Klimaschutz und Flächenversiegelung für neue Gewerbebetriebe: Passt das Ihrer Meinung nach zusammen?

Ich kenne Gewerbegebiete in Holland, die sind ein Stück weiter als wir, sowohl was die Architektur angeht als auch die Maßnahmen zum Umweltschutz. Sie könnten ein gutes Beispiel für Werne sein. Man muss sich aber zunächst die Frage stellen, welchen ökologischen Wert die Fläche, die intensiv für die Landwirtschaft genutzt wird, jetzt hat. Wenn ich das abwägen will, brauche ich eine genaue Untersuchung und am Ende eine Wertziffer, die ich mit der Planung vergleichen kann. Die Frage ist doch: Was wird versiegelt und wie sehen meine Ausgleichsmaßnahmen aus?

Sie waren viele Jahre in ihrer beruflichen Position als Planungsamtsleiter in Dortmund und als Politiker in Werne an kommunalpolitischen Prozessen maßgeblich beteiligt. Vorzeigeprojekte wie das Kultur- und Kreativzentrum Dortmunder U und der Phönix-See auf einer früheren Industriebrache in Hörde tragen Ihre Handschrift. Projekte, die einen langen Atem brauchten. Welchen Rat geben Sie der Verwaltung und den Kommunalpolitikern in Werne?

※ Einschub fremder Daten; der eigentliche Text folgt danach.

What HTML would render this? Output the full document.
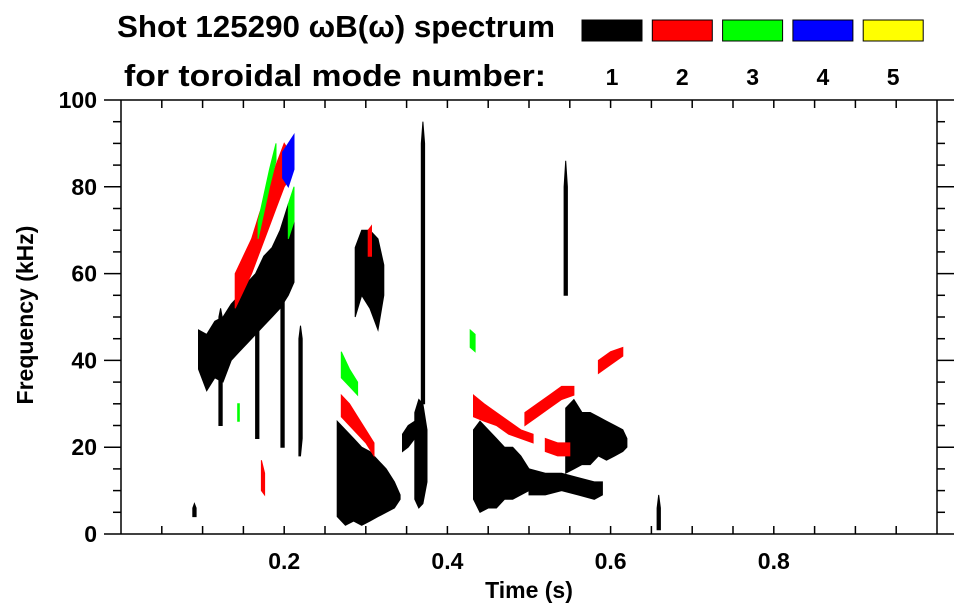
<!DOCTYPE html>
<html><head><meta charset="utf-8">
<style>
html,body{margin:0;padding:0;background:#fff;}
svg{display:block;font-family:"Liberation Sans",sans-serif;font-weight:bold;}
</style></head>
<body>
<svg id="chart" width="963" height="615" viewBox="0 0 963 615" xmlns="http://www.w3.org/2000/svg">
<text x="117" y="37" font-size="31" textLength="438" lengthAdjust="spacingAndGlyphs">Shot 125290 ωB(ω) spectrum</text>
<text x="124" y="86" font-size="31" textLength="422" lengthAdjust="spacingAndGlyphs">for toroidal mode number:</text>
<g id="legend"></g>
<g id="marks"></g>
<g id="axes"></g>
<text transform="translate(33,315) rotate(-90)" text-anchor="middle" font-size="23">Frequency (kHz)</text>
<text x="529" y="598" text-anchor="middle" font-size="23">Time (s)</text>
</svg>
<script>
// Data
const modeNumbers = [1, 2, 3, 4, 5];
const modeColors = ["#000000", "#ff0000", "#00ff00", "#0000ff", "#ffff00"];
const yTickValues = [0, 20, 40, 60, 80, 100];
const xTickValues = [0.2, 0.4, 0.6, 0.8];
// blobs: each is [times[], lowFreq[], highFreq[]]
const mode1Blobs = [
  [[0.095,0.105,0.115,0.125,0.135,0.145,0.155,0.165,0.175,0.185,0.195,0.205,0.212],
   [38,33,36,35,40,42,44,46,48,50,52,55,58],
   [47,46,49,50,53,55,58,60,64,66,70,76,74]],
  [[0.12,0.122,0.124],[25,25,25],[50,52,50]],
  [[0.165,0.167,0.169],[22,22,22],[55,58,55]],
  [[0.196,0.198,0.2],[20,20,20],[60,62,60]],
  [[0.218,0.22,0.222],[18,18,22],[45,48,45]],
  [[0.265,0.275,0.285,0.295,0.305,0.315,0.325,0.335,0.342],
   [4,2,3,2,3,4,5,6,8],
   [26,24,22,20,19,17,15,12,9]],
  [[0.287,0.295,0.305,0.315,0.322],[50,55,52,47,55],[66,70,70,68,62]],
  [[0.345,0.352,0.36],[19,20,22],[23,25,26]],
  [[0.36,0.365,0.37,0.375],[8,6,7,12],[28,31,30,24]],
  [[0.368,0.37,0.372],[30,30,30],[90,95,90]],
  [[0.432,0.44,0.45,0.46,0.47,0.48,0.49,0.5],[8,5,6,6,8,8,9,10],[24,26,24,22,20,20,18,15]],
  [[0.5,0.52,0.54,0.56,0.58,0.59],[9,9,10,9,8,9],[15,14,14,13,12,12]],
  [[0.545,0.555,0.565,0.575,0.585,0.595,0.605,0.615,0.62],[14,15,16,16,18,17,18,19,20],[29,31,28,28,27,26,25,24,22]],
  [[0.543,0.545,0.547],[55,55,55],[80,86,80]],
  [[0.088,0.09,0.092],[4,4,4],[6,7,6]],
  [[0.657,0.659,0.661],[1,1,1],[6,9,6]]
];
const mode2Blobs = [
  [[0.14,0.15,0.16,0.17,0.18,0.19,0.2,0.207],
   [52,56,60,65,70,75,80,82],
   [60,64,68,74,79,85,90,88]],
  [[0.27,0.28,0.29,0.3,0.31],[27,25,23,21,18],[32,30,27,24,21]],
  [[0.172,0.176],[10,9],[17,14]],
  [[0.432,0.445,0.46,0.475,0.49,0.505],[27,26,25,23,22,21],[32,30,28,26,24,23]],
  [[0.495,0.51,0.525,0.54,0.555],[25,27,29,31,32],[28,30,32,34,34]],
  [[0.52,0.535,0.55],[19,18,18],[22,21,21]],
  [[0.303,0.307],[64,64],[70,71]],
  [[0.585,0.6,0.615],[37,39,41],[40,42,43]]
];
const mode3Blobs = [
  [[0.168,0.175,0.182,0.19],[68,74,80,86],[72,78,84,90]],
  [[0.205,0.212],[68,72],[76,80]],
  [[0.27,0.28,0.29],[36,34,32],[42,38,35]],
  [[0.428,0.434],[43,42],[47,46]],
  [[0.143,0.145],[26,26],[30,30]]
];
const mode4Blobs = [
  [[0.198,0.205,0.212],[82,80,84],[88,90,92]]
];
const mode5Blobs = [];

const X0 = 121, X1 = 937, Y0 = 534, Y1 = 100;
const TMIN = 0, TMAX = 1.0, FMIN = 0, FMAX = 100;
function xScale(t){ return X0 + (t - TMIN) / (TMAX - TMIN) * (X1 - X0); }
function yScale(f){ return Y0 - (f - FMIN) / (FMAX - FMIN) * (Y0 - Y1); }
const NS = "http://www.w3.org/2000/svg";

// legend
const leg = document.getElementById('legend');
modeNumbers.forEach((m, i) => {
  const r = document.createElementNS(NS, 'rect');
  r.setAttribute('x', 582 + i * 70.3); r.setAttribute('y', 20);
  r.setAttribute('width', 60); r.setAttribute('height', 21);
  r.setAttribute('fill', modeColors[i]); r.setAttribute('stroke', '#000'); r.setAttribute('stroke-width', 1);
  
  
  leg.appendChild(r);
  const t = document.createElementNS(NS, 'text');
  t.setAttribute('x', 612 + i * 70.3); t.setAttribute('y', 85);
  t.setAttribute('text-anchor', 'middle'); t.setAttribute('font-size', 23);
  t.textContent = m;
  
  
  leg.appendChild(t);
});

// marks
const marks = document.getElementById('marks');
const allBlobs = [mode1Blobs, mode2Blobs, mode3Blobs, mode4Blobs, mode5Blobs];
allBlobs.forEach((blobs, mi) => {
  blobs.forEach((b, bi) => {
    const [ts, lo, hi] = b;
    let pts = [];
    for (let i = 0; i < ts.length; i++) pts.push(xScale(ts[i]).toFixed(1) + ',' + yScale(hi[i]).toFixed(1));
    for (let i = ts.length - 1; i >= 0; i--) pts.push(xScale(ts[i]).toFixed(1) + ',' + yScale(lo[i]).toFixed(1));
    const p = document.createElementNS(NS, 'polygon');
    p.setAttribute('points', pts.join(' '));
    p.setAttribute('fill', modeColors[mi]);
    p.setAttribute('stroke', modeColors[mi]);
    p.setAttribute('stroke-width', 1);
    
    
    marks.appendChild(p);
  });
});

// axes
const ax = document.getElementById('axes');
function line(x1, y1, x2, y2, name){
  const l = document.createElementNS(NS, 'line');
  l.setAttribute('x1', x1); l.setAttribute('y1', y1); l.setAttribute('x2', x2); l.setAttribute('y2', y2);
  l.setAttribute('stroke', '#000'); l.setAttribute('stroke-width', 1.5);
  
  
  ax.appendChild(l);
}
line(X0, Y1, X1, Y1, 'top-axis');
line(X0, Y0, X1, Y0, 'x-axis');
line(X0, Y1, X0, Y0, 'y-axis');
line(X1, Y1, X1, Y0, 'right-axis');
for (let f = 0; f <= 100; f += 5) {
  const major = f % 20 === 0, len = major ? 17 : 8, y = yScale(f);
  line(X0 - len, y, X0, y, 'y-tick');
  line(X1, y, X1 + len, y, 'right-tick');
}
for (let k = 1; k < 20; k++) {
  const t = k * 0.05, x = xScale(t);
  line(x, Y0, x, Y0 - 8, 'x-tick');
  line(x, Y1, x, Y1 + 8, 'top-tick');
}
yTickValues.forEach(v => {
  const t = document.createElementNS(NS, 'text');
  t.setAttribute('x', X0 - 24); t.setAttribute('y', yScale(v) + 8);
  t.setAttribute('text-anchor', 'end'); t.setAttribute('font-size', 23);
  t.textContent = v;
  
  
  ax.appendChild(t);
});
xTickValues.forEach(v => {
  const t = document.createElementNS(NS, 'text');
  t.setAttribute('x', xScale(v)); t.setAttribute('y', 569);
  t.setAttribute('text-anchor', 'middle'); t.setAttribute('font-size', 23);
  t.textContent = v.toFixed(1);
  
  
  ax.appendChild(t);
});
</script>
</body></html>
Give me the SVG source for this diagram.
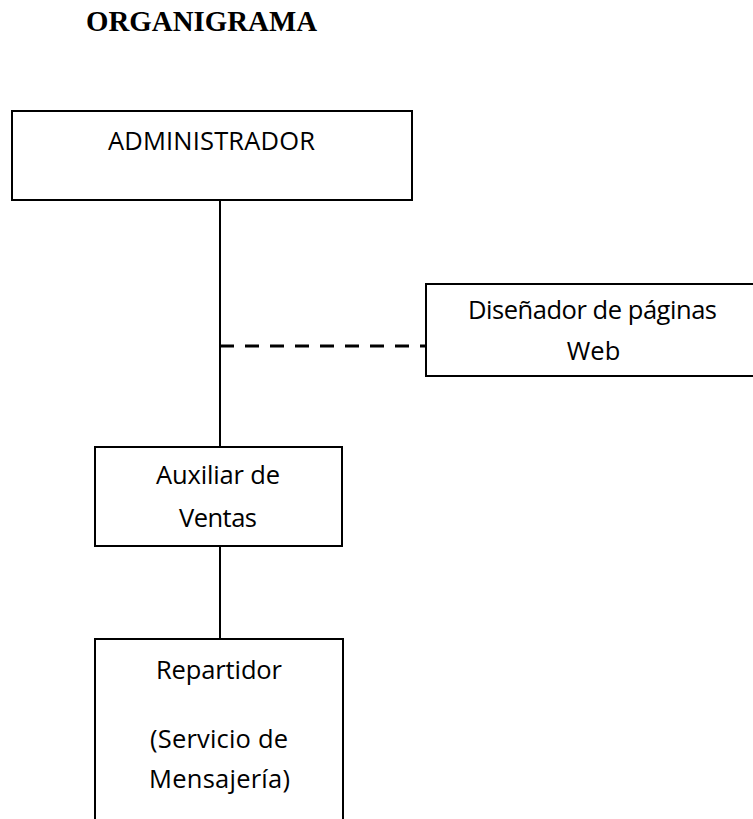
<svg xmlns="http://www.w3.org/2000/svg" width="753" height="819" viewBox="0 0 753 819">
<style>
.box{fill:#fff;stroke:#000;stroke-width:2}
.lbl{font-family:"Open Sans","Liberation Sans",sans-serif;font-size:25.5px;fill:#000;text-anchor:middle}
.line{stroke:#000;stroke-width:2;fill:none}
.dash{stroke:#000;stroke-width:3;fill:none;stroke-dasharray:14 11}
.title{font-family:"Liberation Serif","Times New Roman",serif;font-weight:bold;font-size:28.5px;fill:#000}
</style>
<rect width="753" height="819" fill="#fff"/>
<text class="title" x="86" y="31" textLength="231" lengthAdjust="spacingAndGlyphs">ORGANIGRAMA</text>
<g id="connectors">
<line class="line" x1="220" y1="200" x2="220" y2="447"/>
<line class="dash" x1="220" y1="346" x2="426" y2="346"/>
<line class="line" x1="220" y1="546" x2="220" y2="639"/>
</g>
<g id="administrador">
<rect class="box" x="12" y="111" width="400" height="89"/>
<text class="lbl" x="211.5" y="150" textLength="207">ADMINISTRADOR</text>
</g>
<g id="disenador">
<rect class="box" x="426" y="284" width="334" height="92"/>
<text class="lbl" x="592.5" y="319" textLength="249">Diseñador de páginas</text>
<text class="lbl" x="593.5" y="360">Web</text>
</g>
<g id="auxiliar">
<rect class="box" x="95" y="447" width="247" height="99"/>
<text class="lbl" x="218" y="484" textLength="124">Auxiliar de</text>
<text class="lbl" x="218" y="527" textLength="78">Ventas</text>
</g>
<g id="repartidor">
<rect class="box" x="95" y="639" width="248" height="200"/>
<text class="lbl" x="219" y="679" textLength="126">Repartidor</text>
<text class="lbl" x="219" y="748" textLength="138">(Servicio de</text>
<text class="lbl" x="219.5" y="788" textLength="141">Mensajería)</text>
</g>
</svg>
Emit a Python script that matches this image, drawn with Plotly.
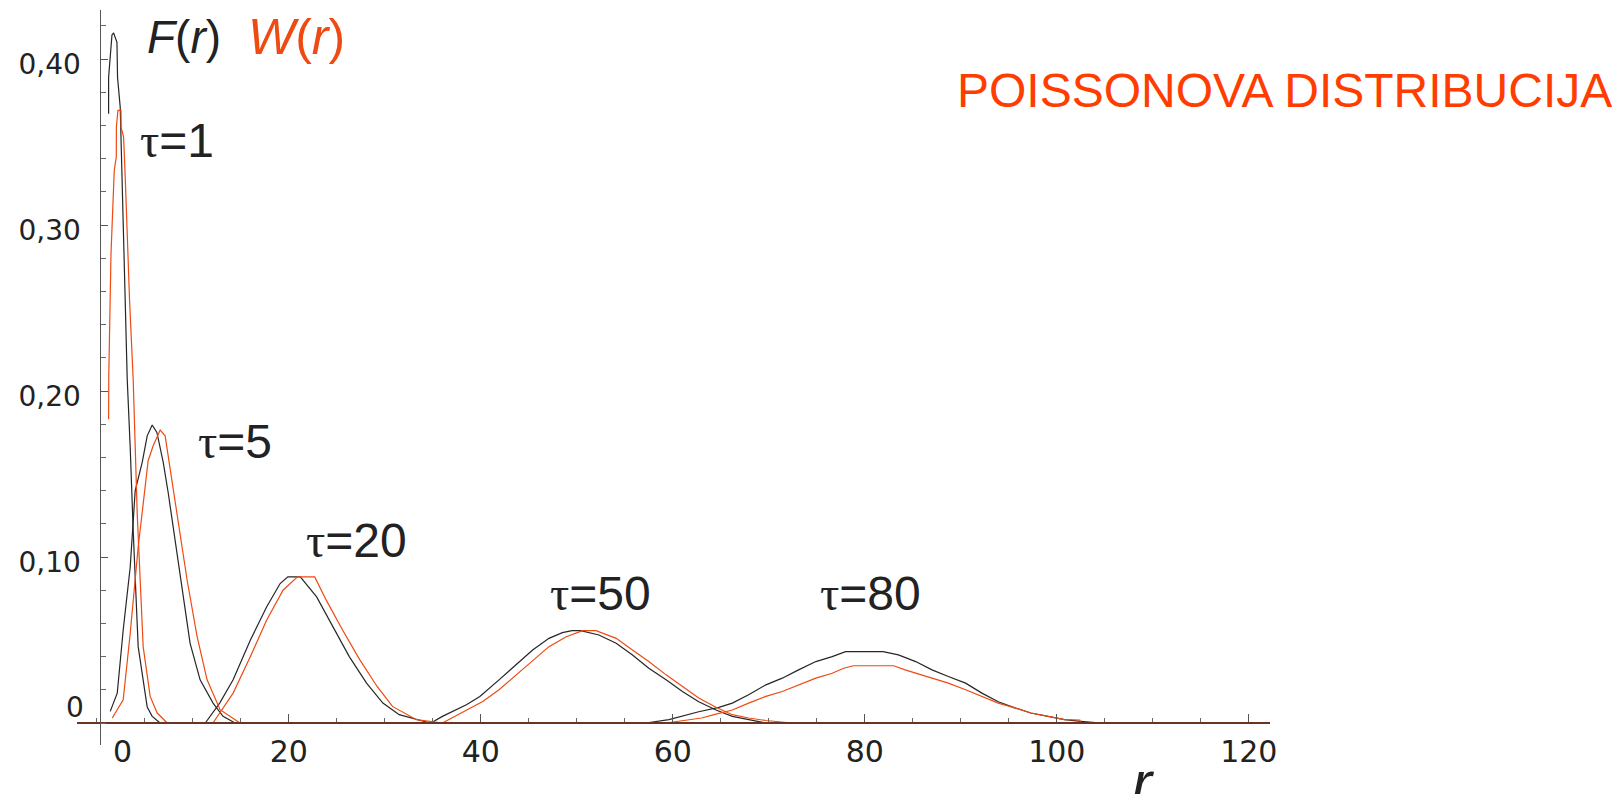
import plotly.graph_objects as go

# ---------------- data ----------------
# F(r) - black curves
r_F1 = [1.23, 1.23, 1.58, 1.75, 2.10, 2.16, 2.44, 2.62, 2.96, 3.17, 3.48, 3.79, 4.31, 5.25, 5.77, 6.60]
F1 = [0.367, 0.389, 0.4145, 0.4157, 0.41, 0.389, 0.371, 0.333, 0.255, 0.207, 0.166, 0.116, 0.046, 0.0096, 0.004, 0.0]

r_F5 = [1.40, 2.13, 2.75, 3.48, 4.00, 4.73, 5.25, 5.77, 6.26, 6.92, 7.43, 8.68, 9.72, 10.76, 12.11, 13.15, 14.40]
F5 = [0.007, 0.018, 0.056, 0.094, 0.140, 0.157, 0.173, 0.1795, 0.175, 0.157, 0.139, 0.088, 0.048, 0.026, 0.012, 0.004, 0.0]

r_F20 = [11.3, 12.8, 14.2, 16.0, 17.7, 19.1, 19.9, 21.2, 22.9, 24.6, 26.3, 28.1, 29.8, 31.5, 33.3, 34.7]
F20 = [0.0, 0.012, 0.026, 0.050, 0.070, 0.084, 0.088, 0.088, 0.076, 0.058, 0.040, 0.024, 0.012, 0.005, 0.002, 0.0]

r_F50 = [34.8, 36.0, 38.5, 39.9, 41.9, 43.7, 45.4, 47.1, 48.5, 49.5, 50.4, 52.3, 54.1, 55.8, 57.5, 59.3,
         61.0, 62.7, 64.5, 66.2, 67.9, 69.7]
F50 = [0.0, 0.004, 0.011, 0.016, 0.026, 0.035, 0.044, 0.051, 0.0544, 0.0556, 0.0556, 0.053, 0.048, 0.041,
       0.033, 0.026, 0.019, 0.0128, 0.0078, 0.004, 0.002, 0.0]

r_F80 = [57.2, 59.6, 62.7, 64.8, 66.2, 67.9, 69.7, 71.4, 73.1, 74.9, 76.6, 78.0, 81.9, 83.5, 85.3, 87.0,
         88.7, 90.5, 92.2, 93.9, 95.7, 97.3, 99.1, 100.8, 102.5, 104.6]
F80 = [0.0, 0.002, 0.0068, 0.0094, 0.012, 0.017, 0.023, 0.027, 0.032, 0.037, 0.040, 0.043, 0.043, 0.041,
       0.037, 0.032, 0.028, 0.024, 0.018, 0.0128, 0.009, 0.006, 0.004, 0.002, 0.001, 0.0]

# W(r) - orange curves
r_W1 = [1.23, 1.25, 1.48, 1.82, 2.03, 2.04, 2.20, 2.52, 2.53, 2.79, 2.96, 3.14, 3.41, 3.79, 4.00, 4.21,
        4.52, 4.83, 5.56, 6.29, 6.81, 7.33]
W1 = [0.183, 0.21, 0.283, 0.333, 0.341, 0.359, 0.369, 0.369, 0.359, 0.353, 0.329, 0.295, 0.255, 0.207,
      0.166, 0.126, 0.086, 0.046, 0.016, 0.006, 0.003, 0.0]

r_W5 = [1.61, 2.75, 3.48, 4.31, 5.35, 5.87, 6.60, 7.12, 7.30, 7.82, 8.37, 9.41, 10.45, 11.49, 12.84, 13.88, 14.92]
W5 = [0.003, 0.014, 0.054, 0.106, 0.158, 0.167, 0.1765, 0.173, 0.166, 0.146, 0.126, 0.086, 0.052, 0.026,
      0.008, 0.004, 0.0]

r_W20 = [12.1, 14.2, 16.0, 17.7, 19.4, 20.9, 22.7, 23.9, 25.6, 27.4, 29.2, 30.8, 33.3, 36.0]
W20 = [0.0, 0.018, 0.040, 0.062, 0.080, 0.088, 0.088, 0.074, 0.056, 0.038, 0.022, 0.010, 0.002, 0.0]

r_W50 = [36.0, 38.5, 40.2, 41.9, 43.7, 45.4, 47.1, 48.9, 50.6, 52.0, 54.1, 55.8, 57.5, 59.3, 61.0, 62.7,
         64.5, 66.2, 67.9, 69.7, 72.4]
W50 = [0.0, 0.008, 0.013, 0.020, 0.029, 0.038, 0.046, 0.052, 0.0556, 0.0556, 0.051, 0.044, 0.037, 0.029,
       0.022, 0.015, 0.0095, 0.005, 0.003, 0.0015, 0.0]

r_W80 = [59.3, 61.3, 63.0, 64.3, 66.2, 67.9, 69.7, 71.4, 73.1, 74.9, 76.6, 77.8, 78.8, 83.0, 84.2, 87.0,
         88.7, 90.5, 92.2, 93.9, 95.7, 97.3, 99.1, 100.8, 102.4, 102.5, 105.3]
W80 = [0.0, 0.0018, 0.003, 0.005, 0.0078, 0.012, 0.016, 0.019, 0.023, 0.027, 0.030, 0.033, 0.0345, 0.0345,
       0.032, 0.027, 0.024, 0.020, 0.016, 0.012, 0.009, 0.006, 0.004, 0.002, 0.0018, 0.0, 0.0]

tau_values = ["1", "5", "20", "50", "80"]

x_tickvals = [20, 40, 60, 80, 100, 120]
x_ticktext = ["20", "40", "60", "80", "100", "120"]
y_tickvals = [0.1, 0.2, 0.3, 0.4]
y_ticktext = ["0,10", "0,20", "0,30", "0,40"]

title_text = "POISSONOVA DISTRIBUCIJA"

# ---------------- figure ----------------
W_PX, H_PX = 1620, 794
OFF = 8  # default page body margin
BLACK = "#262626"
ORANGE = "#EE4A12"
TXT = "#222222"


def px(x):
    return (x - OFF) / W_PX


def py(y):
    return 1 - (y - OFF) / H_PX


fig = go.Figure()

black_sets = [(r_F1, F1), (r_F5, F5), (r_F20, F20), (r_F50, F50), (r_F80, F80)]
orange_sets = [(r_W1, W1), (r_W5, W5), (r_W20, W20), (r_W50, W50), (r_W80, W80)]

for xs, ys in black_sets:
    fig.add_trace(go.Scatter(x=xs, y=ys, mode="lines",
                             line=dict(color=BLACK, width=1.2), showlegend=False, hoverinfo="skip"))
for xs, ys in orange_sets:
    fig.add_trace(go.Scatter(x=xs, y=ys, mode="lines",
                             line=dict(color=ORANGE, width=1.2), showlegend=False, hoverinfo="skip"))

# plot area in (screen) pixels
X0, X1 = 77, 1270
Y0, Y1 = 10, 745
ZERO_X = 96.8
PX_PER_UNIT = 9.6
ZERO_Y = 723
PX_PER_01 = 166.0

x_range = [(X0 - ZERO_X) / PX_PER_UNIT, (X1 - ZERO_X) / PX_PER_UNIT]
y_range = [-(Y1 - ZERO_Y) / PX_PER_01 * 0.1, (ZERO_Y - Y0) / PX_PER_01 * 0.1]

yfont = dict(family="DejaVu Sans, sans-serif", size=28, color=TXT)
xfont = dict(family="DejaVu Sans, sans-serif", size=30, color=TXT)

fig.update_layout(
    width=W_PX, height=H_PX,
    margin=dict(l=0, r=0, t=0, b=0),
    paper_bgcolor="white", plot_bgcolor="white",
    template="none",
    showlegend=False,
    xaxis=dict(
        domain=[px(X0), px(X1)], range=x_range, anchor="free", position=py(ZERO_Y),
        showgrid=False, zeroline=False, automargin=False,
        showline=True, linecolor="#6a3322", linewidth=2,
        ticks="inside", ticklen=8, tickwidth=1, tickcolor="#555555",
        tickvals=x_tickvals, ticktext=x_ticktext, tickfont=xfont,
        ticklabelstandoff=2,
        minor=dict(dtick=5, tick0=0, ticks="inside", ticklen=4, tickcolor="#666666", showgrid=False),
    ),
    yaxis=dict(
        domain=[py(Y1), py(Y0)], range=y_range, anchor="free", position=px(99.5),
        showgrid=False, zeroline=False, automargin=False,
        showline=True, linecolor="#555555", linewidth=1,
        ticks="inside", ticklen=7, tickwidth=1, tickcolor="#555555",
        tickvals=y_tickvals, ticktext=y_ticktext, tickfont=yfont,
        ticklabelstandoff=13, ticklabelshift=5,
        minor=dict(dtick=0.02, tick0=0, ticks="inside", ticklen=5, tickcolor="#666666", showgrid=False),
    ),
)

annots = []
# zero labels (offset as in the reference)
annots.append(dict(x=px(75), y=py(707), text="0", font=yfont))
annots.append(dict(x=px(122.5), y=py(751), text="0", font=xfont))

# F(r)  W(r)
annots.append(dict(x=px(184), y=py(37), text="<i>F</i>(<i>r</i>)",
                   font=dict(family="Liberation Sans, Arial", size=46, color=TXT)))
annots.append(dict(x=px(296), y=py(37), text="<i>W</i>(<i>r</i>)",
                   font=dict(family="Liberation Sans, Arial", size=50, color=ORANGE)))

# tau labels
tau_pos = [(177, 140), (235, 441), (356, 540), (600, 593), (870, 593)]
for val, (tx, ty) in zip(tau_values, tau_pos):
    lab = "<span style='font-family:Liberation Serif'>τ</span>=" + val
    annots.append(dict(x=px(tx), y=py(ty), text=lab,
                       font=dict(family="Liberation Sans, Arial", size=48, color=TXT)))

# title
annots.append(dict(x=px(1284), y=py(90), text=title_text,
                   font=dict(family="Liberation Sans, Arial", size=48, color="#FF3D00")))

# axis title r
annots.append(dict(x=px(1143), y=py(782), text="<i>r</i>",
                   font=dict(family="Liberation Sans, Arial", size=60, color=TXT)))

for a in annots:
    a.update(xref="paper", yref="paper", showarrow=False, xanchor="center", yanchor="middle")
fig.update_layout(annotations=annots)

fig.write_html("out.html")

Ja, man braucht einen langen Atem, wenn man etwas umsetzen will. Und man muss sich der Kritik stellen. „Was habt Ihr da wieder für einen Irrsinn geplant?“ Oder „Das klappt doch sowieso nicht“ waren noch die harmlosen Aussagen, die ich in meiner Tätigkeit in Dortmund oft gehört habe. Aber man muss am Ball bleiben, auch wenn es immer wieder Rückschläge gibt.

Kommunalpolitiker sind in der Öffentlichkeit der Kritik ausgesetzt, vor allem in den sozialen Medien müssen sie sich immer wieder aufs Übelste beschimpfen lassen. Glauben Sie, dass es in Zukunft noch gelingen wird, Bürger dafür zu gewinnen, sich ehrenamtlich in der politischen Arbeit zu engagieren und sich für das Gemeinwohl einzusetzen?

Mit den sozialen Medien habe ich persönlich keine Probleme. Ich bin nicht online und nehme das nicht wahr. Aber tatsächlich hemmt der schonungslose Umgang mit Politikern viele Bürger, sich politisch zu engagieren. Und es scheiden Leute aus, völlig unabhängig von ihrer politischen Einstellung, die über große Fachkenntnis und Wissen verfügen. Es wird immer schwerer, diese Lücken zu füllen. Das ist sehr bedauerlich.